-- Start --
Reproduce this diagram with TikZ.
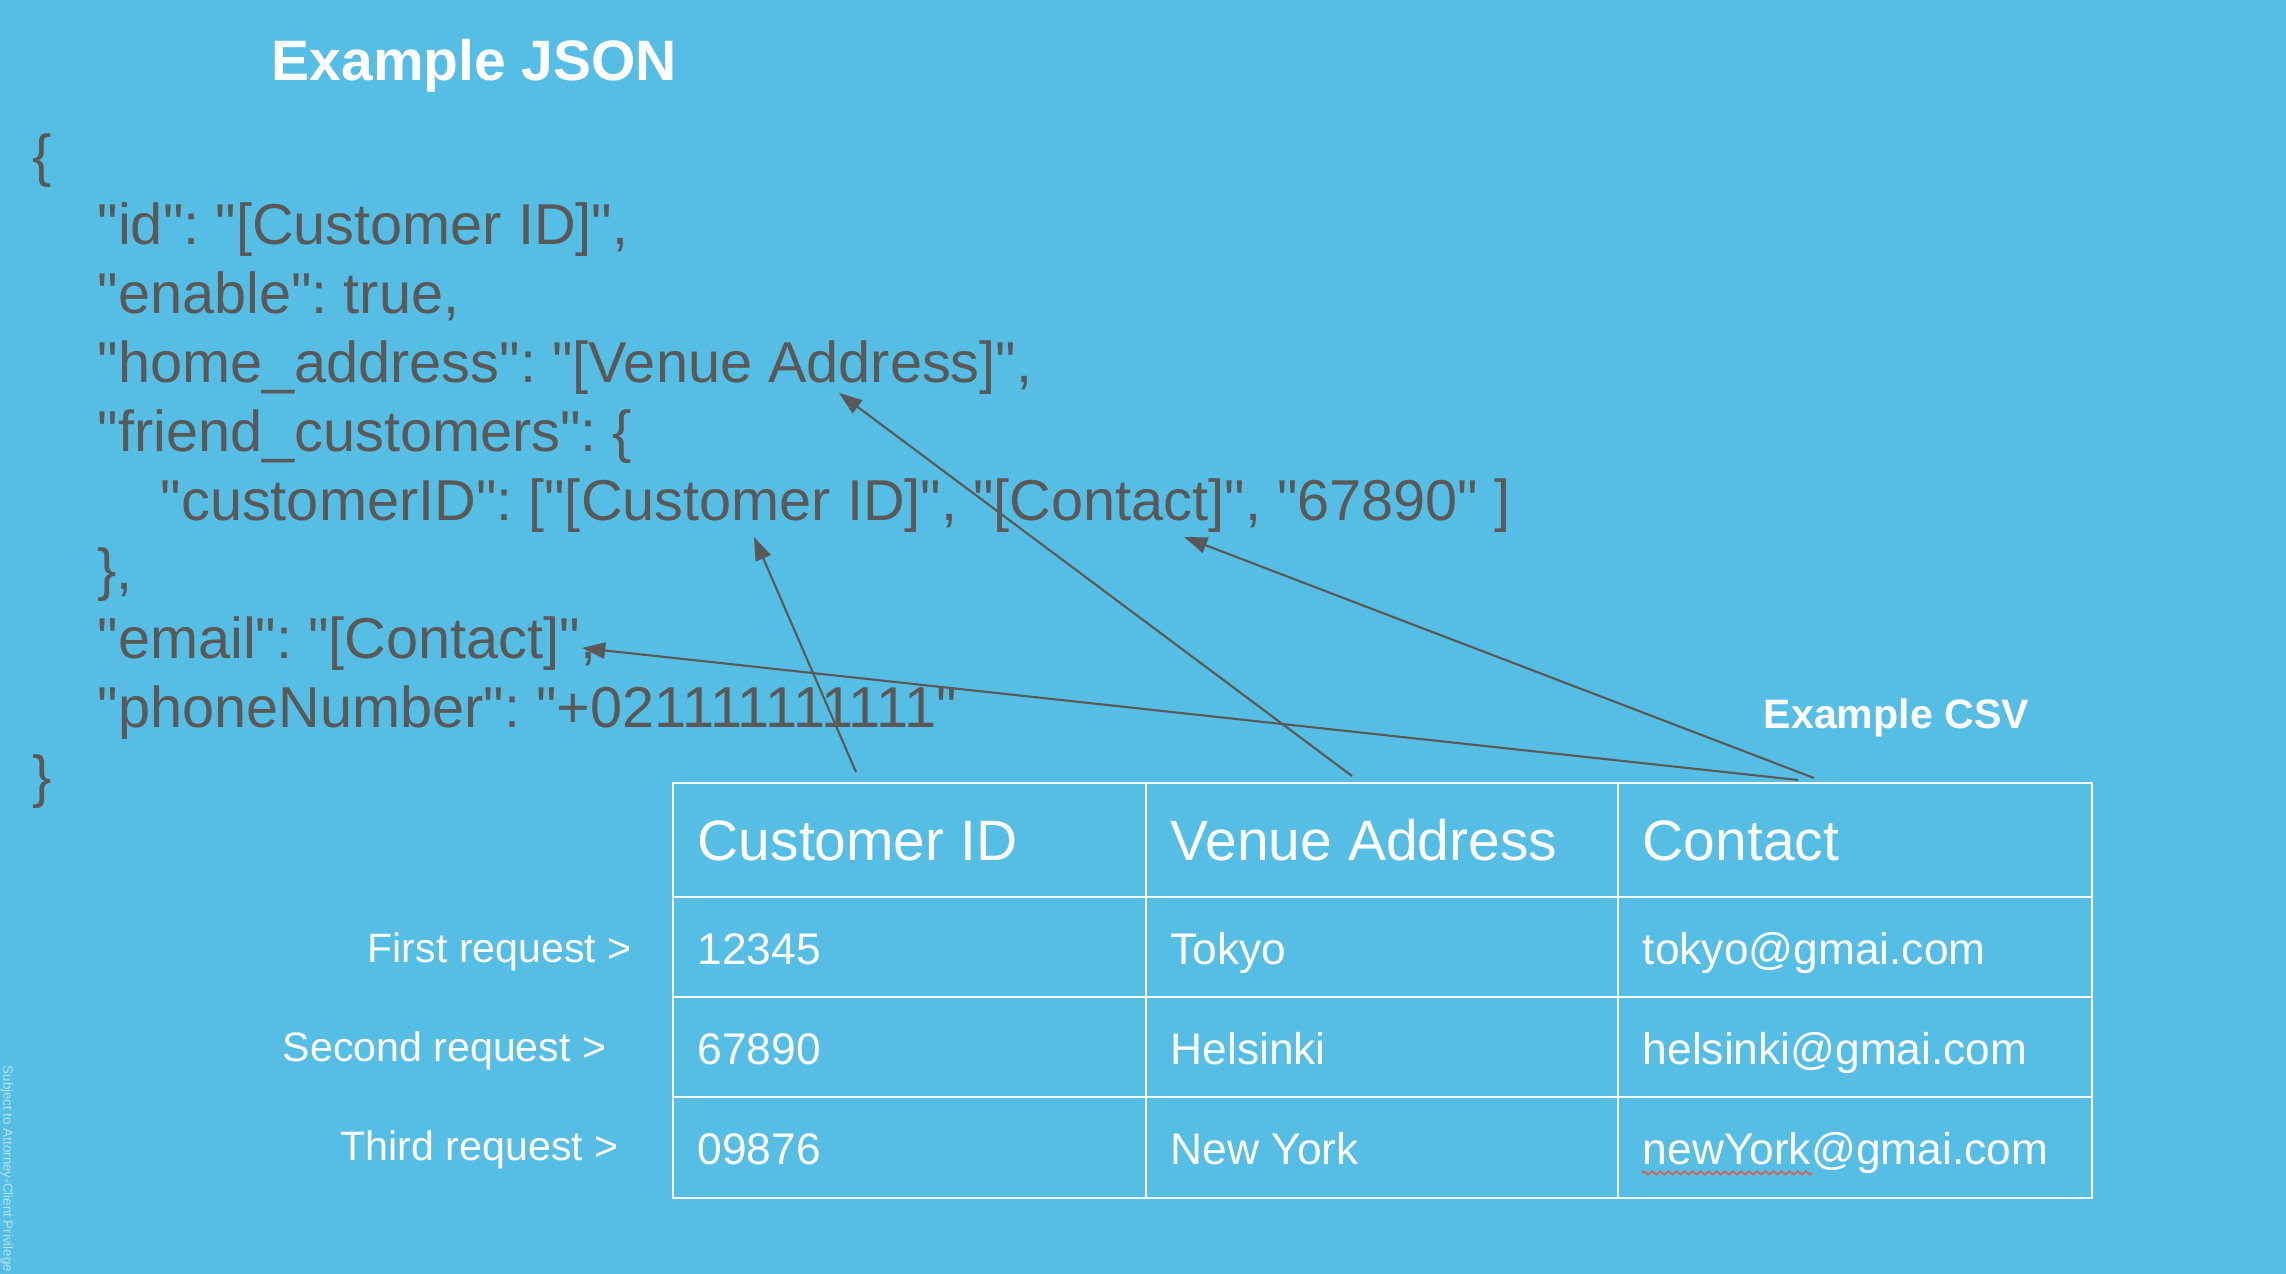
\documentclass[tikz,border=0pt]{standalone}
\usepackage{fontspec}
\newfontfamily\slidefont{Liberation Sans}
\frenchspacing
\usetikzlibrary{arrows.meta,decorations.pathmorphing}
\definecolor{slide}{RGB}{86,190,228}
\definecolor{ink}{RGB}{89,89,89}
\definecolor{spell}{RGB}{214,96,86}
\begin{document}
\begin{tikzpicture}[x=0.01cm,y=-0.01cm,
code/.style ={anchor=base west, inner sep=0pt, text=ink,
  font=\slidefont\fontsize{16.4}{19}\selectfont
},
title/.style ={anchor=base west, inner sep=0pt, text=white,
  font=\slidefont\bfseries\fontsize{16.2}{19}\selectfont
},
subtitle/.style ={anchor=base west, inner sep=0pt, text=white,
  font=\slidefont\bfseries\fontsize{11.7}{14}\selectfont
},
head/.style ={anchor=base west, inner sep=0pt, text=white,
  font=\slidefont\fontsize{16.2}{19}\selectfont
},
cell/.style ={anchor=base west, inner sep=0pt, text=white,
  font=\slidefont\fontsize{12.6}{15}\selectfont
},
req/.style ={anchor=base west, inner sep=0pt, text=white,
  font=\slidefont\fontsize{11.7}{14}\selectfont
},
grid/.style ={draw=white, line width=0.75pt},
link/.style ={draw=ink, line width=0.6pt,
  -{Triangle[length=6.6pt,width=4.6pt]}
},
squiggle/.style ={draw=spell, line width=0.45pt,
  decorate, decoration={zigzag, segment length=2.3pt, amplitude=0.5pt}
}]
\fill[slide] (0,0) rectangle (2286,1274);
\useasboundingbox (0,0) rectangle (2286,1274);
\node (privilege) at (0,1065) [rotate=-90, anchor=south west, inner sep=0pt,
  text=white!55!slide, font=\slidefont\fontsize{3.8}{5}\selectfont] {Subject to Attorney-Client Privilege};

\node (json) at (271,81) [title] {Example JSON};
\node (j0) at (32,176) [code] {\{};
\node (j1) at (97,245) [code] {"id": "[Customer ID]",};
\node (j2) at (97,314) [code] {"enable": true,};
\node (j3) at (97,383) [code] {"home\_address": "[Venue Address]",};
\node (j4) at (97,452) [code] {"friend\_customers": \{};
\node (j5) at (160,521) [code] {"customerID": ["[Customer ID]", "[Contact]", "67890" ]};
\node (j6) at (97,590) [code] {\},};
\node (j7) at (97,659) [code] {"email": "[Contact]",};
\node (j8) at (97,728) [code] {"phoneNumber": "+021111111111"};
\node (j9) at (32,797) [code] {\}};

\node (csv) at (1763,729) [subtitle] {Example CSV};
\draw[grid] (673,783) rectangle (2092,1198);
\draw[grid] (1146,783) -- (1146,1198) (1618,783) -- (1618,1198);
\draw[grid] (673,897) -- (2092,897) (673,997) -- (2092,997) (673,1097) -- (2092,1097);

\node (h1) at (697,860) [head] {Customer ID};
\node (h2) at (1170,860) [head] {Venue Address};
\node (h3) at (1642,860) [head] {Contact};
\node (c11) at (697,964) [cell] {12345};
\node (c12) at (1170,964) [cell] {Tokyo};
\node (c13) at (1642,964) [cell] {tokyo@gmai.com};
\node (c21) at (697,1064) [cell] {67890};
\node (c22) at (1170,1064) [cell] {Helsinki};
\node (c23) at (1642,1064) [cell] {helsinki@gmai.com};
\node (c31) at (697,1164) [cell] {09876};
\node (c32) at (1170,1164) [cell] {New York};
\node (c33) at (1642,1164) [cell] {newYork@gmai.com};
\draw[squiggle] (c33.base west) ++(0,9) -- ++(170,0);

\node (r1) at (367,962) [req] {First request >};
\node (r2) at (282,1061) [req] {Second request >};
\node (r3) at (340,1160) [req] {Third request >};

\coordinate (idTail) at (856,772);
\coordinate (idTip) at (754,537);
\coordinate (venueTail) at (1352,776);
\coordinate (venueTip) at (839,393);
\coordinate (listTail) at (1814,778);
\coordinate (listTip) at (1184,537);
\coordinate (mailTail) at (1798,780);
\coordinate (mailTip) at (582,648);
\draw[link] (idTail) -- (idTip);
\draw[link] (venueTail) -- (venueTip);
\draw[link] (listTail) -- (listTip);
\draw[link] (mailTail) -- (mailTip);
\end{tikzpicture}
\end{document}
-- End --
Reproduce the whole listing above word for word, but not its pictures.

Result:
Reproduce this diagram with TikZ.
\documentclass[tikz,border=0pt]{standalone}
\usepackage{fontspec}
\newfontfamily\slidefont{Liberation Sans}
\frenchspacing
\usetikzlibrary{arrows.meta,decorations.pathmorphing}
\definecolor{slide}{RGB}{86,190,228}
\definecolor{ink}{RGB}{89,89,89}
\definecolor{spell}{RGB}{214,96,86}
\begin{document}
\begin{tikzpicture}[x=0.01cm,y=-0.01cm,
code/.style ={anchor=base west, inner sep=0pt, text=ink,
  font=\slidefont\fontsize{16.4}{19}\selectfont
},
title/.style ={anchor=base west, inner sep=0pt, text=white,
  font=\slidefont\bfseries\fontsize{16.2}{19}\selectfont
},
subtitle/.style ={anchor=base west, inner sep=0pt, text=white,
  font=\slidefont\bfseries\fontsize{11.7}{14}\selectfont
},
head/.style ={anchor=base west, inner sep=0pt, text=white,
  font=\slidefont\fontsize{16.2}{19}\selectfont
},
cell/.style ={anchor=base west, inner sep=0pt, text=white,
  font=\slidefont\fontsize{12.6}{15}\selectfont
},
req/.style ={anchor=base west, inner sep=0pt, text=white,
  font=\slidefont\fontsize{11.7}{14}\selectfont
},
grid/.style ={draw=white, line width=0.75pt},
link/.style ={draw=ink, line width=0.6pt,
  -{Triangle[length=6.6pt,width=4.6pt]}
},
squiggle/.style ={draw=spell, line width=0.45pt,
  decorate, decoration={zigzag, segment length=2.3pt, amplitude=0.5pt}
}]
\fill[slide] (0,0) rectangle (2286,1274);
\useasboundingbox (0,0) rectangle (2286,1274);
\node (privilege) at (0,1065) [rotate=-90, anchor=south west, inner sep=0pt,
  text=white!55!slide, font=\slidefont\fontsize{3.8}{5}\selectfont] {Subject to Attorney-Client Privilege};

\node (json) at (271,81) [title] {Example JSON};
\node (j0) at (32,176) [code] {\{};
\node (j1) at (97,245) [code] {"id": "[Customer ID]",};
\node (j2) at (97,314) [code] {"enable": true,};
\node (j3) at (97,383) [code] {"home\_address": "[Venue Address]",};
\node (j4) at (97,452) [code] {"friend\_customers": \{};
\node (j5) at (160,521) [code] {"customerID": ["[Customer ID]", "[Contact]", "67890" ]};
\node (j6) at (97,590) [code] {\},};
\node (j7) at (97,659) [code] {"email": "[Contact]",};
\node (j8) at (97,728) [code] {"phoneNumber": "+021111111111"};
\node (j9) at (32,797) [code] {\}};

\node (csv) at (1763,729) [subtitle] {Example CSV};
\draw[grid] (673,783) rectangle (2092,1198);
\draw[grid] (1146,783) -- (1146,1198) (1618,783) -- (1618,1198);
\draw[grid] (673,897) -- (2092,897) (673,997) -- (2092,997) (673,1097) -- (2092,1097);

\node (h1) at (697,860) [head] {Customer ID};
\node (h2) at (1170,860) [head] {Venue Address};
\node (h3) at (1642,860) [head] {Contact};
\node (c11) at (697,964) [cell] {12345};
\node (c12) at (1170,964) [cell] {Tokyo};
\node (c13) at (1642,964) [cell] {tokyo@gmai.com};
\node (c21) at (697,1064) [cell] {67890};
\node (c22) at (1170,1064) [cell] {Helsinki};
\node (c23) at (1642,1064) [cell] {helsinki@gmai.com};
\node (c31) at (697,1164) [cell] {09876};
\node (c32) at (1170,1164) [cell] {New York};
\node (c33) at (1642,1164) [cell] {newYork@gmai.com};
\draw[squiggle] (c33.base west) ++(0,9) -- ++(170,0);

\node (r1) at (367,962) [req] {First request >};
\node (r2) at (282,1061) [req] {Second request >};
\node (r3) at (340,1160) [req] {Third request >};

\coordinate (idTail) at (856,772);
\coordinate (idTip) at (754,537);
\coordinate (venueTail) at (1352,776);
\coordinate (venueTip) at (839,393);
\coordinate (listTail) at (1814,778);
\coordinate (listTip) at (1184,537);
\coordinate (mailTail) at (1798,780);
\coordinate (mailTip) at (582,648);
\draw[link] (idTail) -- (idTip);
\draw[link] (venueTail) -- (venueTip);
\draw[link] (listTail) -- (listTip);
\draw[link] (mailTail) -- (mailTip);
\end{tikzpicture}
\end{document}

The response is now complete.